His fame necessitated a move to Taylor’s Maryland operations in 1968 and he quickly became the most sought-after sire of his time, with his stud fees eventually reaching $1 million, the first horse to ever do so.

By the time of his death at the ancient age of 29 in 1990, more than two-thirds of all his foals had won races and nearly a quarter had become stakes winners. Nearly 70 per cent of all thoroughbred horses racing today can trace their lineage back to him.

After his death Northern Dancer was loaded in a specially built oak coffin, wrapped in a blanket he had won during his racing career and brought back to Canada in a refrigerated van for burial at Windfields Farm.

The farm closed in 2009, with most of the 600-acre property sold to Durham College (and subsequently transferred to Ontario Tech University) and Northern Dancer’s burial site was not publicly accessible for many years, at one point becoming covered in weeds.

The grave, which also contains the remains of ten other horses (including 1960 Queen’s Plate winner Victoria Park) became an official heritage site in 2018, with the university tasked with maintaining and preserving the site.

Northern Dancer’s grandmother and the matriarch of the line, Lady Angela, is buried at the nearby Trillium Horse Cemetery.

Much of the former horse farm has been converted to residential or university use, but the core area, containing the Northern Dancer Cemetery, the Arena, Barn 2, Barn 6 (the Foaling Barn), and the Stallion Barn, remain. The arena and Barn 2 were both built for Parkwood Stables, the name of the property when Taylor bought it from Oshawa industrialist Col. Sam McLaughlin in 1950, and date back to the late 1920s.

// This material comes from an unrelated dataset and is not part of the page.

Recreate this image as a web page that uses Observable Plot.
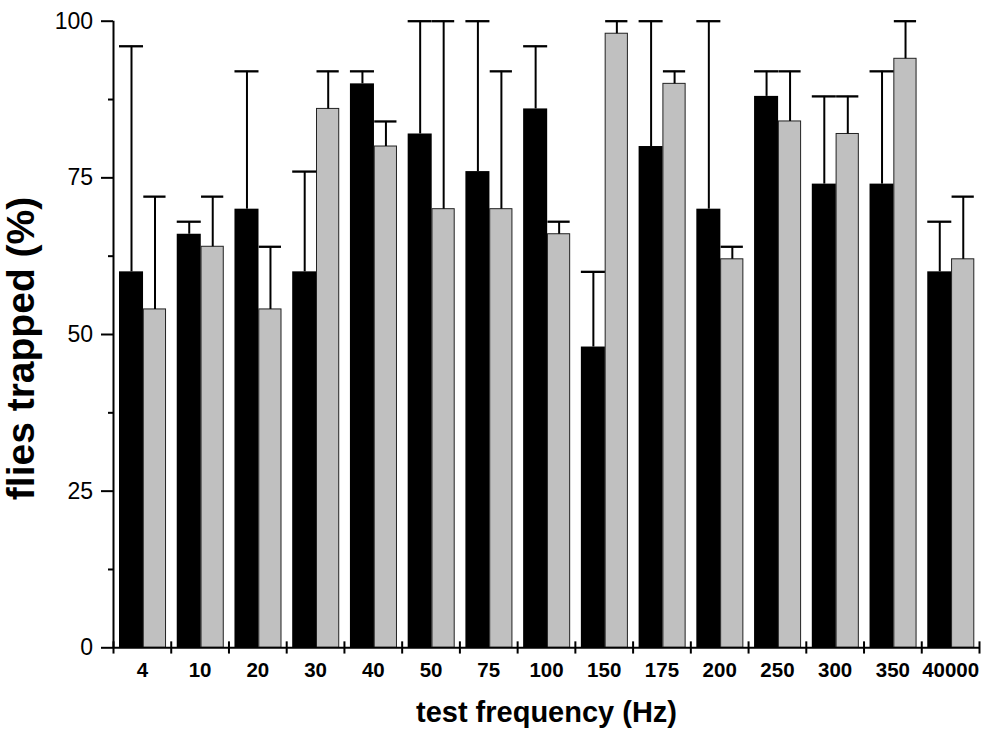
<!DOCTYPE html>
<html>
<head>
<meta charset="utf-8">
<script src="https://cdn.jsdelivr.net/npm/d3@7"></script>
<script src="https://cdn.jsdelivr.net/npm/@observablehq/plot@0.6"></script>
<style>
  html, body { margin: 0; padding: 0; background: #fff; }
  svg { font-family: "Liberation Sans", Arial, sans-serif; }
</style>
</head>
<body>
<div id="chart"></div>
<script>
// Data
const frequencies = ["4", "10", "20", "30", "40", "50", "75", "100", "150", "175", "200", "250", "300", "350", "40000"];
const blackMean = [60, 66, 70, 60, 90, 82, 76, 86, 48, 80, 70, 88, 74, 74, 60];
const blackSE   = [36, 2, 22, 16, 2, 18, 24, 10, 12, 20, 30, 4, 14, 18, 8];
const grayMean  = [54, 64, 54, 86, 80, 70, 70, 66, 98, 90, 62, 84, 82, 94, 62];
const graySE    = [18, 8, 10, 6, 4, 30, 22, 2, 2, 2, 2, 8, 6, 6, 10];
const yMajorTicks = [0, 25, 50, 75, 100];
const yMinorTicks = [12.5, 37.5, 62.5, 87.5];

const table = frequencies.map((f, i) => ({
  i, f,
  black: blackMean[i], blackTop: blackMean[i] + blackSE[i],
  gray: grayMean[i], grayTop: grayMean[i] + graySE[i]
}));
const boundaries = d3.range(frequencies.length + 1);
const centers = frequencies.map((f, i) => i + 0.5);

const chart = Plot.plot({
  width: 985,
  height: 731,
  marginLeft: 113,
  marginRight: 6,
  marginTop: 20.7,
  marginBottom: 83.7,
  style: {fontFamily: "'Liberation Sans', Arial, sans-serif", background: "#fff", color: "#000"},
  x: {type: "linear", domain: [0, frequencies.length]},
  y: {domain: [0, 100]},
  marks: [
    // bars
    Plot.rectY(table, {x1: "i", x2: d => d.i + 1, y: "black", fill: "black", insetLeft: 6, insetRight: 27.7}),
    Plot.rectY(table, {x1: "i", x2: d => d.i + 1, y: "gray", fill: "#c0c0c0", stroke: "#222", strokeWidth: 1, insetLeft: 30.3, insetRight: 5.2}),
    // error bars (upper only)
    Plot.ruleX(table, {x: "i", dx: 18, y1: "black", y2: "blackTop", stroke: "black", strokeWidth: 2}),
    Plot.ruleY(table, {y: "blackTop", x1: "i", x2: d => d.i + 1, insetLeft: 6, insetRight: 27.7, stroke: "black", strokeWidth: 2.3}),
    Plot.ruleX(table, {x: "i", dx: 41.5, y1: "gray", y2: "grayTop", stroke: "black", strokeWidth: 2}),
    Plot.ruleY(table, {y: "grayTop", x1: "i", x2: d => d.i + 1, insetLeft: 30.3, insetRight: 5.2, stroke: "black", strokeWidth: 2.3}),
    // axis lines
    Plot.ruleX([0], {y1: 0, y2: 100, stroke: "black", strokeWidth: 2}),
    Plot.ruleY([0], {stroke: "black", strokeWidth: 2}),
    // x group boundary ticks (crossing the axis)
    Plot.ruleX(boundaries, {x: d => d, y1: -1, y2: 0.95, stroke: "black", strokeWidth: 2}),
    // y axis
    Plot.axisY({ticks: yMajorTicks, tickSize: 12, tickPadding: 8.5, fontSize: 23, strokeWidth: 2, label: null, tickFormat: d => d}),
    Plot.axisY({ticks: yMinorTicks, tickSize: 5, strokeWidth: 2, label: null, tickFormat: () => ""}),
    // x axis labels
    Plot.axisX({ticks: centers, tickSize: 0, tickPadding: 15, fontSize: 20.5, fontWeight: "bold", label: null,
      tickFormat: d => frequencies[Math.floor(d)]}),
    // titles
    Plot.text(["flies trapped (%)"], {frameAnchor: "left", textAnchor: "middle", rotate: -90, dx: -92, dy: 14, fontSize: 39, fontWeight: "bold", fill: "black"}),
    Plot.text(["test frequency (Hz)"], {frameAnchor: "bottom", textAnchor: "middle", lineAnchor: "bottom", dy: 74.5, fontSize: 29, fontWeight: "bold", fill: "black"})
  ]
});
document.getElementById("chart").appendChild(chart);
</script>
</body>
</html>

Letters and emails from the public all called for the gravesite to be added to Doors Open:

  • “I would join the Doors Open tour just to see the gravesite of Northern Dancer. I am certain that it would be one of the most popular sites.” – Harriet
  • “It is an important part of Oshawa history and a vital element in thoroughbred history that can never be forgotten. Not sure why it wouldn’t have been included all along.” – Louise

And from Marianne, who grew up at Windfields as her father was the resident veterinarian and visited the site when it was included in Doors Open ten years ago, on the 50th anniversary of Northern Dancer’s 1964 championship racing season:

  • “I believe it to be such an important property with so much history not only because of the Taylor Family and Windfields but also because that land was once Parkwood Stables. I truly hope that you will consider opening the core to the public. If not forever, at least on this one day.”

And from Sarah, whose grandfather worked as a trainer at both the Oshawa and Maryland properties for 32 years:

  • “He was a truly incredible horseman. It would mean the world to me to have the opportunity to visit Northern Dancer’s grave site as a farewell to my amazing grandfather.”

The Canadian Horse Racing Hall of Fame also wrote in supporting the addition of the site to Doors Open, calling the site “one of the most iconic properties associated with Canadian horse racing.”

“Oshawa has within its boundaries … a property that is responsible for numerous stories that we must strive to bring to the public in tangible ways.”

Including the property as a Doors Open venue will provide an opportunity to “celebrate the achievements of the owners and horses” affiliated with Windfields and Oshawa, the Woodbine-based organization wrote, noting that 24 of Taylor’s horses – including six buried at the Northern Dancer cemetery – are in the Hall. “It has the potential to attract significant interest and traffic reaching throughout the Canadian and international horse racing world.”

The timing of including the gravesite in Doors Open is especially important, Gray noted, as not only is it the 60th anniversary of Northern Dancer’s victories in the Kentucky Derby, Preakness Stakes and Queen’s Plate, it is Oshawa’s centennial as an incorporated city.

Other site already included in Oshawa’s Doors Open agenda are Intrepid Park (Camp X), Ontario Regiment Museum, Union cemetery and Parkwoods, as well as more contemporary locations like Oshawa Botanical Gardens and the Robert McLaughlin Gallery.